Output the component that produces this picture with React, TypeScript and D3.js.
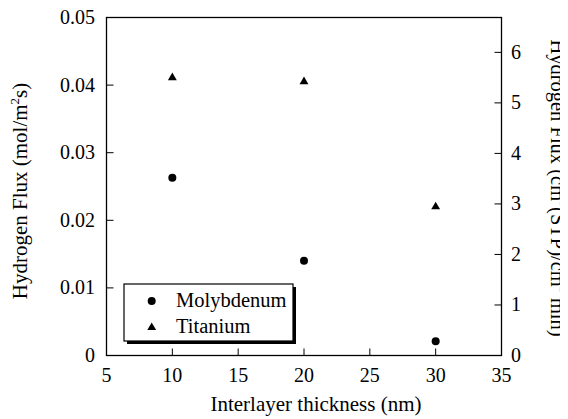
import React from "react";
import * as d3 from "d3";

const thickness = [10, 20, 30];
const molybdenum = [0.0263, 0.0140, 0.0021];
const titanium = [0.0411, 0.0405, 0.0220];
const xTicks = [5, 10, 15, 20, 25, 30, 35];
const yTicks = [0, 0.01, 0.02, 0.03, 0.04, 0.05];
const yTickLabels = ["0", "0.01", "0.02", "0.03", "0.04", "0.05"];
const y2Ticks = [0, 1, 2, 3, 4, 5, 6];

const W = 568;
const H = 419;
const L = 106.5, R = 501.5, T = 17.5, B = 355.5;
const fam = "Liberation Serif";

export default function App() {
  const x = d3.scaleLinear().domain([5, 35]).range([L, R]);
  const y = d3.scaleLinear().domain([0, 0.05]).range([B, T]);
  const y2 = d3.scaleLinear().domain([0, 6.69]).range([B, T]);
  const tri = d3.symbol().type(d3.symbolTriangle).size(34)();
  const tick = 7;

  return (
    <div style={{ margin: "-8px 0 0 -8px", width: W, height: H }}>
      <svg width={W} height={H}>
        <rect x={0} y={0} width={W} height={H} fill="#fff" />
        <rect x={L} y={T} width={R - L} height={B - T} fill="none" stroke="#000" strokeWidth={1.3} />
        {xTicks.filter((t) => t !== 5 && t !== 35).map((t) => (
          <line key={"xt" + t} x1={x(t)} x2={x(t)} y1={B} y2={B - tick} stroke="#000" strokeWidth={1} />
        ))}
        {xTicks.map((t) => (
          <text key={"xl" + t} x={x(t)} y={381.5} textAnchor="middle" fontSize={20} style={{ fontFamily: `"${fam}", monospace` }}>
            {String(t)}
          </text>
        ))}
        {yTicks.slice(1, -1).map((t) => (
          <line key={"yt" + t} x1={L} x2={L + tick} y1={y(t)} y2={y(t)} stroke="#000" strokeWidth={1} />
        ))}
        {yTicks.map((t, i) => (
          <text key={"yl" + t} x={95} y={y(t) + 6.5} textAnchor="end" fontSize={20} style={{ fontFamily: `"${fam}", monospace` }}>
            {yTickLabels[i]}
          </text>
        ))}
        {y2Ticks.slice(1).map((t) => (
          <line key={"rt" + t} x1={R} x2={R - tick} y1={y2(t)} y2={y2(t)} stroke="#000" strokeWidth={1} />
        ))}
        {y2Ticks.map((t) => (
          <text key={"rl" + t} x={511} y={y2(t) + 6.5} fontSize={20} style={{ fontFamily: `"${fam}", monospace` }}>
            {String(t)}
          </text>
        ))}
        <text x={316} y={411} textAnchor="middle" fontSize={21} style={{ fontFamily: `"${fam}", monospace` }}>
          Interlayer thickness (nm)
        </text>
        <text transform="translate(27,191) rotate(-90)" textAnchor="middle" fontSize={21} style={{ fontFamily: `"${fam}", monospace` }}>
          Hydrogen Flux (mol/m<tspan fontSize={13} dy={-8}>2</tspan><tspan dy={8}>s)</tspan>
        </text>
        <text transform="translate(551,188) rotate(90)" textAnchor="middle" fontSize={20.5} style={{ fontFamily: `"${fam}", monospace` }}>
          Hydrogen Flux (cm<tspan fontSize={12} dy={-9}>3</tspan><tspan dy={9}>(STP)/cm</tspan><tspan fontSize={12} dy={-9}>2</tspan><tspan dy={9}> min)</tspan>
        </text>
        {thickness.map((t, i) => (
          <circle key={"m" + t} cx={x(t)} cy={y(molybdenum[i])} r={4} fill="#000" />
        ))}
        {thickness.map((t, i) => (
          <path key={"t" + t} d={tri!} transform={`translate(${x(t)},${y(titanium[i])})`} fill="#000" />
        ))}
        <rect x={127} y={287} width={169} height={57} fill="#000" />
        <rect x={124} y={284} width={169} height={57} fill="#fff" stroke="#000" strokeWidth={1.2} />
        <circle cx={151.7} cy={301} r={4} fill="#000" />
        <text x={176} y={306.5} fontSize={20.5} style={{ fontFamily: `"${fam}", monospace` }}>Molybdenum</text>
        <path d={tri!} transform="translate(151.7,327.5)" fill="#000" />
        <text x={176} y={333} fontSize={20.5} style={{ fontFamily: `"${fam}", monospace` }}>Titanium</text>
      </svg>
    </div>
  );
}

- - - - -

| Your task |
Copy the whole of the material above exactly, but not its images.

| The completed task |
Output the component that produces this picture with React, TypeScript and D3.js.
import React from "react";
import * as d3 from "d3";

const thickness = [10, 20, 30];
const molybdenum = [0.0263, 0.0140, 0.0021];
const titanium = [0.0411, 0.0405, 0.0220];
const xTicks = [5, 10, 15, 20, 25, 30, 35];
const yTicks = [0, 0.01, 0.02, 0.03, 0.04, 0.05];
const yTickLabels = ["0", "0.01", "0.02", "0.03", "0.04", "0.05"];
const y2Ticks = [0, 1, 2, 3, 4, 5, 6];

const W = 568;
const H = 419;
const L = 106.5, R = 501.5, T = 17.5, B = 355.5;
const fam = "Liberation Serif";

export default function App() {
  const x = d3.scaleLinear().domain([5, 35]).range([L, R]);
  const y = d3.scaleLinear().domain([0, 0.05]).range([B, T]);
  const y2 = d3.scaleLinear().domain([0, 6.69]).range([B, T]);
  const tri = d3.symbol().type(d3.symbolTriangle).size(34)();
  const tick = 7;

  return (
    <div style={{ margin: "-8px 0 0 -8px", width: W, height: H }}>
      <svg width={W} height={H}>
        <rect x={0} y={0} width={W} height={H} fill="#fff" />
        <rect x={L} y={T} width={R - L} height={B - T} fill="none" stroke="#000" strokeWidth={1.3} />
        {xTicks.filter((t) => t !== 5 && t !== 35).map((t) => (
          <line key={"xt" + t} x1={x(t)} x2={x(t)} y1={B} y2={B - tick} stroke="#000" strokeWidth={1} />
        ))}
        {xTicks.map((t) => (
          <text key={"xl" + t} x={x(t)} y={381.5} textAnchor="middle" fontSize={20} style={{ fontFamily: `"${fam}", monospace` }}>
            {String(t)}
          </text>
        ))}
        {yTicks.slice(1, -1).map((t) => (
          <line key={"yt" + t} x1={L} x2={L + tick} y1={y(t)} y2={y(t)} stroke="#000" strokeWidth={1} />
        ))}
        {yTicks.map((t, i) => (
          <text key={"yl" + t} x={95} y={y(t) + 6.5} textAnchor="end" fontSize={20} style={{ fontFamily: `"${fam}", monospace` }}>
            {yTickLabels[i]}
          </text>
        ))}
        {y2Ticks.slice(1).map((t) => (
          <line key={"rt" + t} x1={R} x2={R - tick} y1={y2(t)} y2={y2(t)} stroke="#000" strokeWidth={1} />
        ))}
        {y2Ticks.map((t) => (
          <text key={"rl" + t} x={511} y={y2(t) + 6.5} fontSize={20} style={{ fontFamily: `"${fam}", monospace` }}>
            {String(t)}
          </text>
        ))}
        <text x={316} y={411} textAnchor="middle" fontSize={21} style={{ fontFamily: `"${fam}", monospace` }}>
          Interlayer thickness (nm)
        </text>
        <text transform="translate(27,191) rotate(-90)" textAnchor="middle" fontSize={21} style={{ fontFamily: `"${fam}", monospace` }}>
          Hydrogen Flux (mol/m<tspan fontSize={13} dy={-8}>2</tspan><tspan dy={8}>s)</tspan>
        </text>
        <text transform="translate(551,188) rotate(90)" textAnchor="middle" fontSize={20.5} style={{ fontFamily: `"${fam}", monospace` }}>
          Hydrogen Flux (cm<tspan fontSize={12} dy={-9}>3</tspan><tspan dy={9}>(STP)/cm</tspan><tspan fontSize={12} dy={-9}>2</tspan><tspan dy={9}> min)</tspan>
        </text>
        {thickness.map((t, i) => (
          <circle key={"m" + t} cx={x(t)} cy={y(molybdenum[i])} r={4} fill="#000" />
        ))}
        {thickness.map((t, i) => (
          <path key={"t" + t} d={tri!} transform={`translate(${x(t)},${y(titanium[i])})`} fill="#000" />
        ))}
        <rect x={127} y={287} width={169} height={57} fill="#000" />
        <rect x={124} y={284} width={169} height={57} fill="#fff" stroke="#000" strokeWidth={1.2} />
        <circle cx={151.7} cy={301} r={4} fill="#000" />
        <text x={176} y={306.5} fontSize={20.5} style={{ fontFamily: `"${fam}", monospace` }}>Molybdenum</text>
        <path d={tri!} transform="translate(151.7,327.5)" fill="#000" />
        <text x={176} y={333} fontSize={20.5} style={{ fontFamily: `"${fam}", monospace` }}>Titanium</text>
      </svg>
    </div>
  );
}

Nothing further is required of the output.